— Отвали. Мои дела тебя не касаются, — недовольно рыкнул Луцерн, привлекая Айлин к себе.
— Да ладно. Покажи, что там у тебя.
Тяжёлая мужская ладонь легла на плечо, и Айлин почувствовала ужасную волну ледяного страха, исходящую от неё. Похоже, какое-то заклинание.
— А ну пошёл прочь, — зарычал Луцерн, подхватывая Айлин на руки.
Стало страшно. Она всегда боялась высоты. А тогда, закутанная в плащ, она и оценить её толком не могла. Воображение тут же дорисовало ужасную картину того, как оборотень несёт её по натянотому канату над пропастью. Лин невольно вжалась в мужскую грудь, ища защиты.
— Ути-пути. А человечка-то боится. Неужели ты ещё не попробовал её и не научил.
— Пшёл с дороги! — снова рыкнул Луцерн, двигаясь куда-то вперёд.
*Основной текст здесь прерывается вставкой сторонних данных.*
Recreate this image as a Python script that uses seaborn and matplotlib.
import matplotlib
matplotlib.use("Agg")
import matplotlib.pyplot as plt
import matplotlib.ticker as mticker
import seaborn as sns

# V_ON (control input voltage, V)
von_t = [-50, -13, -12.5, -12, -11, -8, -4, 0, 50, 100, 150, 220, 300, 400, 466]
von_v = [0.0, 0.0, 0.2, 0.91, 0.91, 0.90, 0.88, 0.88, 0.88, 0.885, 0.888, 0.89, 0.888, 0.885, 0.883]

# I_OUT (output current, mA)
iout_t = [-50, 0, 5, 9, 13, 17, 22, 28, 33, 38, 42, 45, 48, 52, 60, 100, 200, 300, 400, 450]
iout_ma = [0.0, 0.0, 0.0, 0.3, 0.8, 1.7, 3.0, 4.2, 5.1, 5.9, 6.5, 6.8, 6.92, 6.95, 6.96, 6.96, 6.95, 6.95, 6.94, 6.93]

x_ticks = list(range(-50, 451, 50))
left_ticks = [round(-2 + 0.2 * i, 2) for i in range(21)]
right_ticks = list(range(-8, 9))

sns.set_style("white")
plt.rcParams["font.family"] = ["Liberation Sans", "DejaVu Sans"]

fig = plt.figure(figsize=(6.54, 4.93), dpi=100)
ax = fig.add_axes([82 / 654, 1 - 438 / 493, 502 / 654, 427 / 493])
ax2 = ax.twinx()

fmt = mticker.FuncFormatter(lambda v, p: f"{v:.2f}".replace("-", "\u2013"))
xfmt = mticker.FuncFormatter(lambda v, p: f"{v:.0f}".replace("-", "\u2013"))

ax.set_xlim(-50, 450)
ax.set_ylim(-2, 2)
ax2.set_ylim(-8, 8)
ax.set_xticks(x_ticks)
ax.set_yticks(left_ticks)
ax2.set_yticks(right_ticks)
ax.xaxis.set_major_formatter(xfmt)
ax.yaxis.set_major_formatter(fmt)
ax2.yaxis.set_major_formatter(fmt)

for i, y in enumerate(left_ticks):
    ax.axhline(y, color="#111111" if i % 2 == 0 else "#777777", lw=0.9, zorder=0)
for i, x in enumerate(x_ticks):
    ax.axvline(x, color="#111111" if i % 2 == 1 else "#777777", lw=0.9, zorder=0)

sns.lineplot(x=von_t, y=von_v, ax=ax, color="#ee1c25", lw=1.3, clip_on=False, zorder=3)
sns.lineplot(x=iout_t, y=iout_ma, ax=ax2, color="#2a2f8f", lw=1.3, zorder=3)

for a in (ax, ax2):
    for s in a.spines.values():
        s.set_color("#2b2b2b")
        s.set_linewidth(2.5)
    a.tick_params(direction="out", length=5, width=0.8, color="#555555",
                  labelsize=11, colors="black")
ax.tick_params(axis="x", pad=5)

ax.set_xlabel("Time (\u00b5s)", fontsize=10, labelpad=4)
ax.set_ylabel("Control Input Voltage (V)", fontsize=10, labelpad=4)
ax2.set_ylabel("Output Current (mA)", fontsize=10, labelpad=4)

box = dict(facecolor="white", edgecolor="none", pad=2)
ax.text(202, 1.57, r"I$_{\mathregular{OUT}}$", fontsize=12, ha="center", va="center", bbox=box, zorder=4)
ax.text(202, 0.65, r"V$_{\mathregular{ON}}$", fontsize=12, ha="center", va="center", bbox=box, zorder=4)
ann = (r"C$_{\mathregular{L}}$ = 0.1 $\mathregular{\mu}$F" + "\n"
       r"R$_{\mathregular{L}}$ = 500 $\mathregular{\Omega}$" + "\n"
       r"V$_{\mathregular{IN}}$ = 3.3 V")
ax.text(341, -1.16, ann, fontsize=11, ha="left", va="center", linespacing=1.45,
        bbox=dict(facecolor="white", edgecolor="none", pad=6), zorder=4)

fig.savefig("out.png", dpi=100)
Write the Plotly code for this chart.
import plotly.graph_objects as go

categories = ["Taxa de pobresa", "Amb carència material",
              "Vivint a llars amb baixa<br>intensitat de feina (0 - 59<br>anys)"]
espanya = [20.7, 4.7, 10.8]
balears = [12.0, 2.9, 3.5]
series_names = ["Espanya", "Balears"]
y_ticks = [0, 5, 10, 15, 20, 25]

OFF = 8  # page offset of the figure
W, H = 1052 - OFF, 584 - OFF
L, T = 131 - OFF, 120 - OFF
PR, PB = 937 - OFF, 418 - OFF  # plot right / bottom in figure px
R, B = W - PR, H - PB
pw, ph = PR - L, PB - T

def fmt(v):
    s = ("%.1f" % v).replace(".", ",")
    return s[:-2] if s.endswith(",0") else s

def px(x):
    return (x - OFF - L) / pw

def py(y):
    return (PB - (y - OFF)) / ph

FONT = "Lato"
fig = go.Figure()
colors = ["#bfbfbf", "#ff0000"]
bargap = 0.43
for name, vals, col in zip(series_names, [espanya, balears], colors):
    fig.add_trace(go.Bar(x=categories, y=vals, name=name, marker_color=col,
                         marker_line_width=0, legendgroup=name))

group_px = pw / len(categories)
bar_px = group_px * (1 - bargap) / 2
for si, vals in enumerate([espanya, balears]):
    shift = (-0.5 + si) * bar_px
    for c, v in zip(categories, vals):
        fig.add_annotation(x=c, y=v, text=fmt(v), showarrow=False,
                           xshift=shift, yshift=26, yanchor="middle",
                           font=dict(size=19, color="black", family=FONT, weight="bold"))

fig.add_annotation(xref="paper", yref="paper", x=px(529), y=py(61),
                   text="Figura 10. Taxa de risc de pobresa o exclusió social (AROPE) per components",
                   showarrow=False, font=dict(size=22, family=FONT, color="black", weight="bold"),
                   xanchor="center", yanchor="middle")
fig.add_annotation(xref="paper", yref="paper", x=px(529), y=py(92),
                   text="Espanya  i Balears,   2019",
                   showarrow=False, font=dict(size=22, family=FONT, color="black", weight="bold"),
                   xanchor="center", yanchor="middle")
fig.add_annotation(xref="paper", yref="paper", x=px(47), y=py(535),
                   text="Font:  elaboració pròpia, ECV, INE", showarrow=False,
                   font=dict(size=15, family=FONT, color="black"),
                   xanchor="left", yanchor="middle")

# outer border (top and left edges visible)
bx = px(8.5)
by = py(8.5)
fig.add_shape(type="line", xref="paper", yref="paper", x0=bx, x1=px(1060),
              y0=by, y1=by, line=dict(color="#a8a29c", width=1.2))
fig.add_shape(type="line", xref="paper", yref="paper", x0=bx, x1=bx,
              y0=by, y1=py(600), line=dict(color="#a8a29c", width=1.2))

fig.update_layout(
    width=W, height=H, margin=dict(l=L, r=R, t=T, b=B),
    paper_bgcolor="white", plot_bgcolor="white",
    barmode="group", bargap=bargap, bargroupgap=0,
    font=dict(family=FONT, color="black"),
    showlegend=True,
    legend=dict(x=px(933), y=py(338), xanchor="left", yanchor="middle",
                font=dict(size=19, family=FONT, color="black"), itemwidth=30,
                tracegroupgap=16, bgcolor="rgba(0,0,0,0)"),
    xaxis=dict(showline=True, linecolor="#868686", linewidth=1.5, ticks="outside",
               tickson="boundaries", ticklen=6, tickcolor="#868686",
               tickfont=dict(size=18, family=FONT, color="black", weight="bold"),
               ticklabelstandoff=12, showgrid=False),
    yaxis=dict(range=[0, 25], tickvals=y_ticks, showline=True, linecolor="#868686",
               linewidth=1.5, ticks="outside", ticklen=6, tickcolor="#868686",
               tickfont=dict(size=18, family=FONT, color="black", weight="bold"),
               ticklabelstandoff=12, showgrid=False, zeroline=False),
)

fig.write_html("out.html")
Им вслед донёсся довольный гогот.
— Слился, малыш! Ничего, то, что ты староста в этом году, не говорит, что я не обойду тебя в следующем, ботан!
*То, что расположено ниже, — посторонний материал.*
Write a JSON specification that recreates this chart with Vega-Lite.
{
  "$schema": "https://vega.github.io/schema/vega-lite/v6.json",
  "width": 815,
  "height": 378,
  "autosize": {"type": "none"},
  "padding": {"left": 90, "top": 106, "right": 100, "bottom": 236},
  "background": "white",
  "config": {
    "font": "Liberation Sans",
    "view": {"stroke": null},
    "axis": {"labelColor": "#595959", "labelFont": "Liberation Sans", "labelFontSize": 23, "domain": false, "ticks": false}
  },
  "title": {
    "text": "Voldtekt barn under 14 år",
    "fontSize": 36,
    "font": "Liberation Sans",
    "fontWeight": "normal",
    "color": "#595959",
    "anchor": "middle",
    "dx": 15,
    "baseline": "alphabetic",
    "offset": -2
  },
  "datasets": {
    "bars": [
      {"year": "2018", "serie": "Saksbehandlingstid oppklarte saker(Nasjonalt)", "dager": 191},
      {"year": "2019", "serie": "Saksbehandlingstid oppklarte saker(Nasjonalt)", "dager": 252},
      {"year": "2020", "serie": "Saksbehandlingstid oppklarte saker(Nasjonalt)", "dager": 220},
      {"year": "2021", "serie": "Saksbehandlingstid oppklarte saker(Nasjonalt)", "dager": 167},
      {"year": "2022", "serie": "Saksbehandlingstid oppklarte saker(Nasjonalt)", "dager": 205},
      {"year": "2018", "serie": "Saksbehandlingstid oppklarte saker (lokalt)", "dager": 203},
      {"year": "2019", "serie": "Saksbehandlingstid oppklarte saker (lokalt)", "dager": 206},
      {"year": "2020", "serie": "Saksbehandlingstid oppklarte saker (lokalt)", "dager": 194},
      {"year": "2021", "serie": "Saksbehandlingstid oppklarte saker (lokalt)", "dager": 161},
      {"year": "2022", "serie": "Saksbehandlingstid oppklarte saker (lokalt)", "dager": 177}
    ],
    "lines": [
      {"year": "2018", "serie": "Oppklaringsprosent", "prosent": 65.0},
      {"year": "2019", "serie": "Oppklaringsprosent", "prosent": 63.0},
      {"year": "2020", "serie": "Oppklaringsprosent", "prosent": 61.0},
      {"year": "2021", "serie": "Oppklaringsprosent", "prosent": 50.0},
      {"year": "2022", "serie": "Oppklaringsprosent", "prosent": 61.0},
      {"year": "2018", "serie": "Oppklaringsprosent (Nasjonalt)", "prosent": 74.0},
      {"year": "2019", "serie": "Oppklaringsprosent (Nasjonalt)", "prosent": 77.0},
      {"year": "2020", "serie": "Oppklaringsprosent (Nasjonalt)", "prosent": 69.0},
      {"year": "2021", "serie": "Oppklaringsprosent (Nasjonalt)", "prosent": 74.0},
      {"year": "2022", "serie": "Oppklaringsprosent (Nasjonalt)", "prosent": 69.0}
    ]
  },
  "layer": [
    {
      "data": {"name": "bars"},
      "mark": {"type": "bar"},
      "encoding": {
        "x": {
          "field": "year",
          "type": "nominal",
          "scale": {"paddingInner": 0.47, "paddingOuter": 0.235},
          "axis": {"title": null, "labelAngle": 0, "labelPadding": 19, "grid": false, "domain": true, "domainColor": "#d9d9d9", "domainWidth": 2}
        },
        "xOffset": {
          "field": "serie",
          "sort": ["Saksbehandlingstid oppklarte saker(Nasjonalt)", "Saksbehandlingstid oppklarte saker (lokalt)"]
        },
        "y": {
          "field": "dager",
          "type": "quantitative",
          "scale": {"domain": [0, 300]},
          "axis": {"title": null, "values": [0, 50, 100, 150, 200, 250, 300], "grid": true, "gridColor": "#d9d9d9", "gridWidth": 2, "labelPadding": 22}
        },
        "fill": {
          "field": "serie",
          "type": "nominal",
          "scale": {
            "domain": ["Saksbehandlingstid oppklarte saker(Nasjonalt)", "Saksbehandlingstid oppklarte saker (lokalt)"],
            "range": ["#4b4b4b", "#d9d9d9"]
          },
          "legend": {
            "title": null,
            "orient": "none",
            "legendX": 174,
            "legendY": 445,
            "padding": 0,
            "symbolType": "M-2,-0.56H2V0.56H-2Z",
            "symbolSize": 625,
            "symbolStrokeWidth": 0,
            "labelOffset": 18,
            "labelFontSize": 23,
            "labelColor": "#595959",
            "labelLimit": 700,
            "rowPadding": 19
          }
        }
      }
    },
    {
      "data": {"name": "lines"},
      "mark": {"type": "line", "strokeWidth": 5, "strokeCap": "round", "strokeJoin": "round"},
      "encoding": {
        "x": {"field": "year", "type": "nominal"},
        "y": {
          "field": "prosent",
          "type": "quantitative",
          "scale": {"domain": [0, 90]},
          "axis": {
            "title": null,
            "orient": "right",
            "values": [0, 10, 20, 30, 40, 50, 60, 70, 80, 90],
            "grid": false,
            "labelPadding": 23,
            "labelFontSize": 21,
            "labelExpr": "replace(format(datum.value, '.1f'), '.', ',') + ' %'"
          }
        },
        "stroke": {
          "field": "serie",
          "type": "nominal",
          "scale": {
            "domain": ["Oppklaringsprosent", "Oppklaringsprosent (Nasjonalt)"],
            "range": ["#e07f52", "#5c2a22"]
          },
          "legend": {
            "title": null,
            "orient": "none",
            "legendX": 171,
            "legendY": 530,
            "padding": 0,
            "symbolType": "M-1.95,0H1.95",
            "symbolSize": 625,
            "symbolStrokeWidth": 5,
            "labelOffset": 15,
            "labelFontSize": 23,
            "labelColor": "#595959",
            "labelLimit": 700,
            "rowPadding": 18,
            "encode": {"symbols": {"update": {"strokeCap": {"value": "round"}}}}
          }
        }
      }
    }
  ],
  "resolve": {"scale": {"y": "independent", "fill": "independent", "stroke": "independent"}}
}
И почему-то Айлин стало очень обидно за Луцерна. Он ведь не сделал ничего плохого! За что с ним так? Вот уж правду говорят, что оборотни хоть немножечко, но звери.
Скрипнула дверь, и Луцерн поставил её на пол. Лин тут же поспешила скинуть с себя плащ и осмотреться. Щёлкнул замок, и девушка испуганно обернулась, глядя оборотню прямо в глаза и отступая на шаг.
— Ты чего? Предпочтёшь, чтобы к нам в любой момент могли ввалиться? — недоумевающе спросил он.
Ответом был вздох облегчения.
— Дурашка, — улыбнулся Луцерн, подходя ближе и обнимая. — Я ведь действительно не желаю тебе зла. Итак, у нас осталось полтора часа, Нужно привести тебя в порядок, моя очаровательная госпожа.
Он говорил это с такой нежностью, что внутри становилось невероятно тепло и хорошо. Так хотелось верить ему, но разум твердил о том, что это всего лишь обман. Что рано или поздно он использует её. Точно так же, как это сделал Ириан!
И всё же Айлин не стала спорить. Покорно скинула грязное платье и с надеждой посмотрела на ванную. Вот уж где она хотела бы оказаться. Натереться мочалкой, смыть с себя всю грязь.
— Давай, если хочешь. Умеешь пользоваться?
— Д-да, — закивала Айлин, стрелой срываясь в сторону металлической чаши.
Внутри всё перемешалось, что начало казаться, что белый стал чёрным, а чёрный превратился в первородный свет. Отчаянно хотелось верить, до дрожи в коленях, до искусанных до крови губ, что Луцерн действительно хочет ей добра. Но память о прошлых болезненных встречах с разумными услужливо вытаскивала наружу воспоминания об унижениях и боли, которую они несут с собой.
Впрочем, все эти душевные терзания не помешали Айлин настроить приятную температуру воды и усесться на дно чаши, наблюдая за тем, как брызги летят во все стороны, а ноги постепенно начинают скрываться под гладью.